Fikirlerin ve alternatiflerin geliştirilmesinde öncü olan ve toplum yaşamının niteliklerini belirlemekte azımsanamayacak etkileri olan üniversiteler aynı zamanda, kaçınılmaz olarak, artıları ve eksileriyle, inişleri ve çıkışlarıyla toplumun da bir aynasıdır. Bir üniversiteyi içinde var olduğu toplumdan soyutlamak mümkün mü? İşte bu bağlamda İstanbul Üniversitesi, aynı zamanda hem toplumsal belleğimiz olmakta ve hem de toplum olarak taşıdığımız tüm renklerin tek bir odaktan ayrıştığı bir prizma...
Öncülük etti
İstanbul Üniversitesi, bir imparatorluğun yıkılış sarsıntıları içinde, bütün topluma öncülük etmiş, Çanakkale’de bir efsane yaratmıştır. Ancak öte yandan, Milli Mücadele öncesi, işgal yıllarında yine benim üniversitemdir suskun kalan... Darülfünun’dan İzmir’in işgaline karşı yapılan protesto toplantısı dışında etkili bir ses yükselmemiştir. Çanakkale’de olduğu gibi topyekûn bir çıkış olmamış, ancak, Darülfünun öğrencileri de Milli Mücadele aleyhtarlarını şiddetle protesto etmekte geri durmamışlardır. Darülfünun’da ders veren öğretim üyelerinden Anadolu hareketine karşı tavır içerisinde olan bazı hocalar, gerek derslerinde gerek gazetelerde yazdıkları yazılarında bu mücadele aleyhinde görüşler ortaya koyarlar:
Ali Kemal’in Peyam-ı Sabah gazetesine yazdığı “İstiklâl Şartları ve Türkler” başlıklı yazısında “Türklerin istiklâle layık olmadıklarını, daha uzun süre büyük devletlerden birinin himayesi altında yetişmesi gerektiğini” ileri sürmesi, Rıza Tevfik Bey’in ise Darülfünun’da verdiği bir konferansta “Türk’ün asırlar boyu bileğinde salladığı kılıcından başka övünülecek nesi var?” demesi bardağı taşıran son damla olmuş ve harekete geçen Edebiyat Medresesi öğrencileri, bu öğretim üyelerine karşı bir kampanya başlatmışlardır.
Dilekçeye red
Öğrenciler 30 Mart 1992 günü gizlice yaptıkları bir toplantıda müderrisler Ali Kemal, Rıza Tevfik, Cenap Şahabettin ve Hüseyin Daniş ile muallim Barsamiyan’ın Darülfünun’dan uzaklaştırılmasını isteyen, aksi halde derslere devam etmeyeceklerini belirten bir dilekçeyi Meclis-i Müderrisin’e sunulmak üzere Fakülte Reisi İsmail Hakkı Bey’e sunarlar. Bu konuyu görüşmek üzere 12 Nisan 1922 tarihinde İsmail Hakkı Bey başkanlığında toplanan, aralarında Yahya Kemal, Mehmet Emin, Köprülüzade Fuat, Ahmet Refik, Şemsettin Günaltay gibi hocaların da bulunduğu Edebiyat Medresesi Meclis-i Müderrisini ise sözü edilen öğretim üyeleri hakkında ithama değer bir kanıt bulunmadığını belirterek oybirliğiyle öğrencilerin isteklerinin reddine karar verir.

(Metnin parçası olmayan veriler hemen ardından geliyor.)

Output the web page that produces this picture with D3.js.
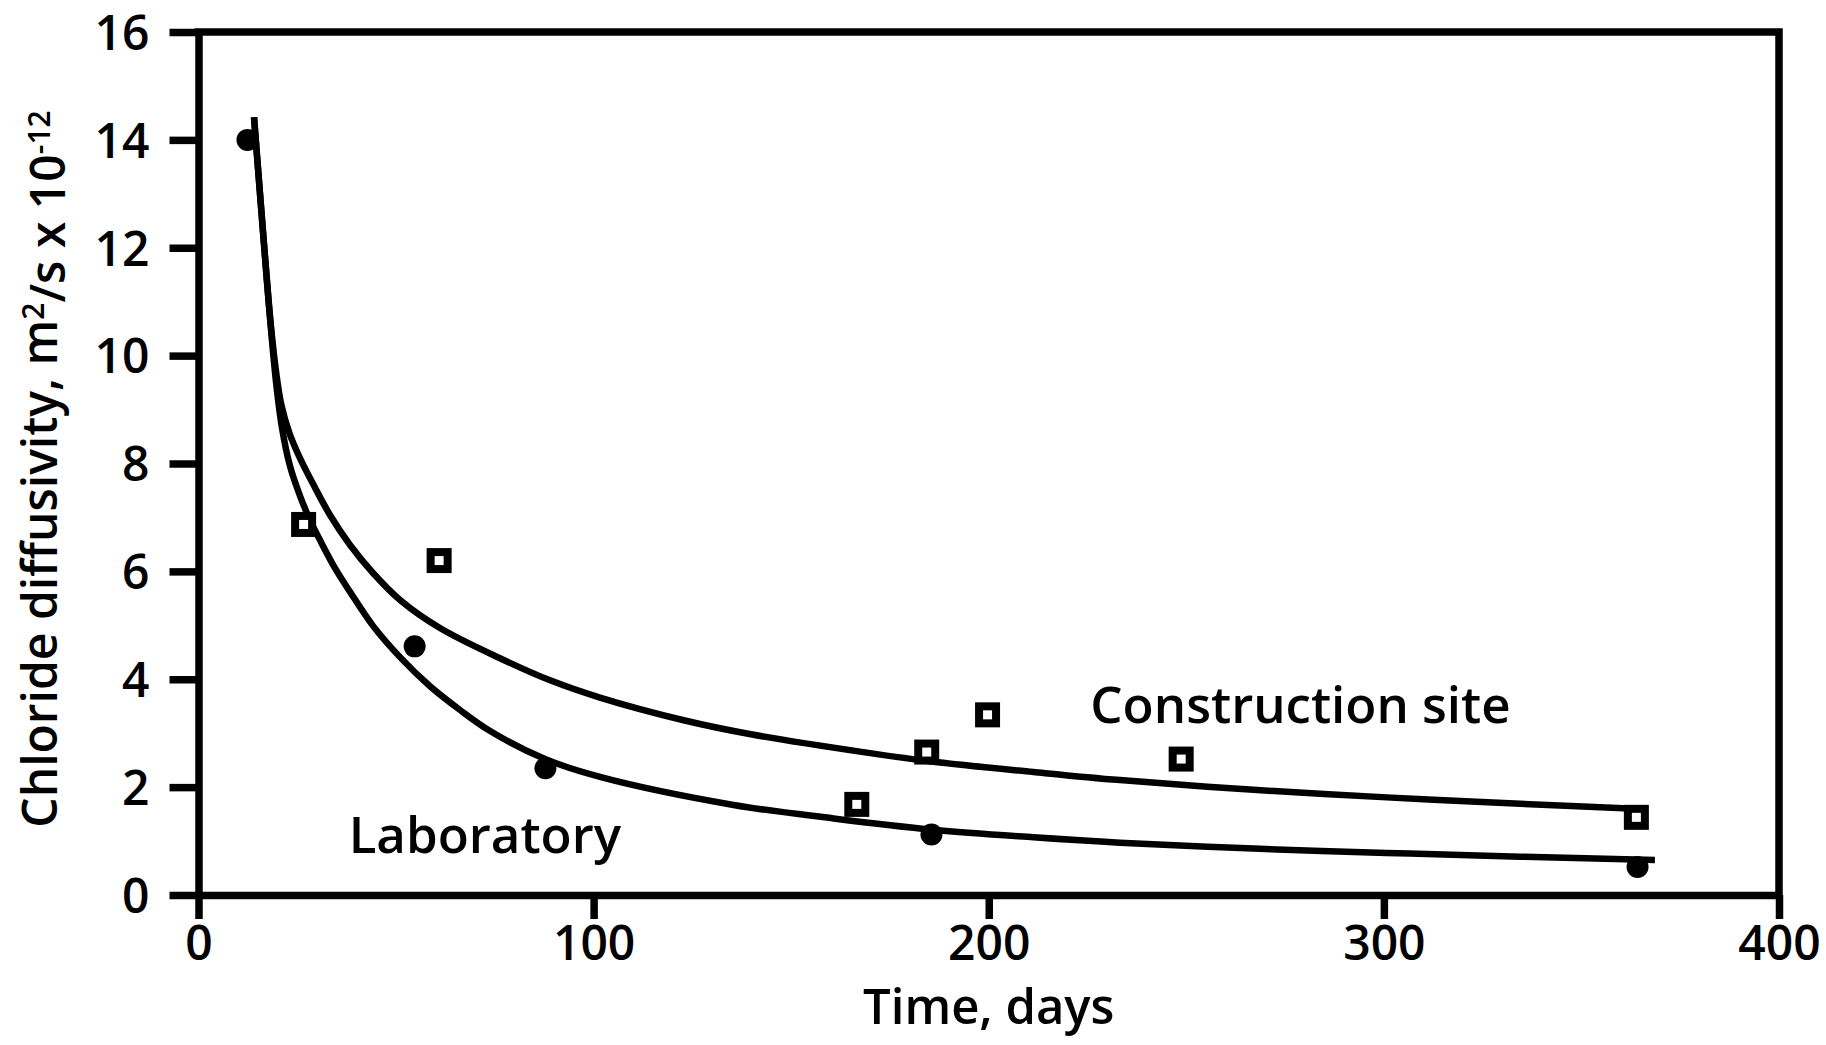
<!DOCTYPE html>
<html lang="en">

<head>
  <meta charset="UTF-8" />
  <title>Chloride diffusivity vs time</title>
  <script src="https://d3js.org/d3.v7.js"></script>
  <style>
    body { margin: 0; background: #fff; }
    text { font-family: "Open Sans", "Noto Sans", sans-serif; font-weight: 600; fill: #000; }
  </style>
</head>

<body>
  <div id="graph-space"></div>
</body>
<script>
  // measured points
  const labDays = [12.4, 54.7, 87.8, 185.5, 364.2]
  const labD = [14.0, 4.61, 2.35, 1.12, 0.52]
  const siteDays = [26.6, 60.9, 166.6, 184.3, 199.7, 248.7, 363.9]
  const siteD = [6.87, 6.20, 1.68, 2.65, 3.34, 2.52, 1.44]

  // fitted curves
  const labCurveDays = [14.05, 16.33, 18.1, 19.62, 21.13, 23.16, 25.69, 28.22, 30.75, 34.55, 38.35, 44.17, 51.0, 58.6, 66.2, 73.8, 87.7, 101.6, 135.4, 160.7, 186.0, 211.3, 233.2, 267.0, 300.7, 334.5, 368.6]
  const labCurveD = [14.42, 12.29, 10.70, 9.51, 8.66, 7.95, 7.40, 6.95, 6.58, 6.06, 5.62, 4.99, 4.41, 3.87, 3.43, 3.04, 2.52, 2.19, 1.67, 1.42, 1.21, 1.07, 0.97, 0.86, 0.78, 0.71, 0.65]
  const siteCurveDays = [14.05, 16.33, 18.06, 19.58, 20.99, 23.03, 25.56, 29.36, 33.16, 38.35, 44.17, 51.0, 61.1, 76.3, 89.0, 101.6, 122.8, 139.8, 169.1, 186.0, 211.3, 233.2, 267.0, 300.7, 334.5, 366.5]
  const siteCurveD = [14.42, 12.29, 10.75, 9.73, 9.08, 8.56, 8.12, 7.57, 7.06, 6.49, 5.97, 5.47, 4.95, 4.39, 3.98, 3.66, 3.24, 2.98, 2.64, 2.47, 2.28, 2.13, 1.95, 1.81, 1.69, 1.59]

  const xTicks = [0, 100, 200, 300, 400]
  const yTicks = [0, 2, 4, 6, 8, 10, 12, 14, 16]

  const width = 1826
  const height = 1045
  const margin = { left: 198.5, top: 32, right: 47, bottom: 150 }

  const svg = d3.select("#graph-space")
    .append("svg")
    .attr("width", width)
    .attr("height", height)

  const xScale = d3.scaleLinear()
    .domain([0, 400])
    .range([margin.left, width - margin.right])
  const yScale = d3.scaleLinear()
    .domain([0, 16])
    .range([height - margin.bottom, margin.top])

  const axisWidth = 7.5

  // x axis
  const xAxis = svg.append('g')
    .attr('transform', `translate(0,${yScale(0)})`)
    .call(d3.axisBottom(xScale).tickValues(xTicks).tickSize(24).tickSizeOuter(0).tickPadding(4))
  // y axis
  const yAxis = svg.append('g')
    .attr('transform', `translate(${xScale(0)},0)`)
    .call(d3.axisLeft(yScale).tickValues(yTicks).tickSize(29).tickSizeOuter(0).tickPadding(20))

  for (const ax of [xAxis, yAxis]) {
    ax.select('.domain').attr('stroke', '#000').attr('stroke-width', axisWidth)
    ax.selectAll('.tick line').attr('stroke', '#000').attr('stroke-width', axisWidth)
    ax.selectAll('.tick text').style('font-size', '48px').attr('fill', '#000')
    ax.attr('font-family', null).attr('font-size', null)
  }
  xAxis.selectAll('.tick text').attr('dy', '0.78em')
  yAxis.selectAll('.tick text').attr('dy', '0.36em')

  // top and right border of the frame
  svg.append('path')
    .attr('d', d3.line()([[xScale(0), yScale(16)], [xScale(400), yScale(16)], [xScale(400), yScale(0)]]))
    .attr('fill', 'none')
    .attr('stroke', '#000')
    .attr('stroke-width', axisWidth)
    .attr('stroke-linecap', 'square')

  // curves
  const line = d3.line()
    .x(d => xScale(d[0]))
    .y(d => yScale(d[1]))
    .curve(d3.curveCatmullRom.alpha(0.5))

  svg.append('path')
    .attr('d', line(d3.zip(siteCurveDays, siteCurveD)))
    .attr('fill', 'none').attr('stroke', '#000').attr('stroke-width', 6.5)
  svg.append('path')
    .attr('d', line(d3.zip(labCurveDays, labCurveD)))
    .attr('fill', 'none').attr('stroke', '#000').attr('stroke-width', 6.5)

  // laboratory points (filled circles)
  svg.selectAll('circle.lab')
    .data(d3.zip(labDays, labD))
    .join('circle')
    .attr('class', 'lab')
    .attr('cx', d => xScale(d[0]))
    .attr('cy', d => yScale(d[1]))
    .attr('r', 11)
    .attr('fill', '#000')

  // construction site points (open squares)
  const sq = 17
  svg.selectAll('rect.site')
    .data(d3.zip(siteDays, siteD))
    .join('rect')
    .attr('class', 'site')
    .attr('x', d => xScale(d[0]) - sq / 2)
    .attr('y', d => yScale(d[1]) - sq / 2)
    .attr('width', sq)
    .attr('height', sq)
    .attr('fill', '#fff')
    .attr('stroke', '#000')
    .attr('stroke-width', 8)

  // labels
  svg.append('text')
    .attr('x', xScale(38))
    .attr('y', yScale(0.78))
    .style('font-size', '51px')
    .text('Laboratory')
  svg.append('text')
    .attr('x', xScale(225.7))
    .attr('y', yScale(3.19))
    .style('font-size', '51px')
    .text('Construction site')

  svg.append('text')
    .attr('x', (xScale(0) + xScale(400)) / 2)
    .attr('y', 1024)
    .attr('text-anchor', 'middle')
    .style('font-size', '49px')
    .text('Time, days')

  const yLabel = svg.append('text')
    .attr('transform', `translate(57,469) rotate(-90)`)
    .attr('text-anchor', 'middle')
    .style('font-size', '48px')
  yLabel.append('tspan').text('Chloride diffusivity, m')
  yLabel.append('tspan').attr('dy', '-0.45em').style('font-size', '30px').text('2')
  yLabel.append('tspan').attr('dy', '0.45em').text('/s x 10')
  yLabel.append('tspan').attr('dy', '-0.5em').style('font-size', '30px').text('-12')
</script>

</html>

Oysa kanıtlar apaçıktır; Rıza Tevfik Bey Sevr’de Türk milletinin berat-ı idamını imzaladığı kalemi Robert Kolej’e armağan etmiş, yine üniversite hocalarından Cenap Şahabettin ise İzmir’in Yunanlılar tarafından işgali üzerine talebelere “Niçin müderris oluyorsunuz efendiler, memnun olmalısınız; Yunanlılar bizim menfaatimize çalışıyor, memleketi eşkıyalardan temizlemeye uğraşıyor. Batı medeniyetini getiriyor” diye konuşabilmektedir.
Görüşleri değişti
Darülfünun’un bu önemli şahsiyetlerinin daha sonra Cumhuriyet döneminde nasıl bir değişim geçirdikleri ve tamamıyla farklı kimliklere girerek bambaşka bir yol izledikleri tarihsel gerçeklerdir.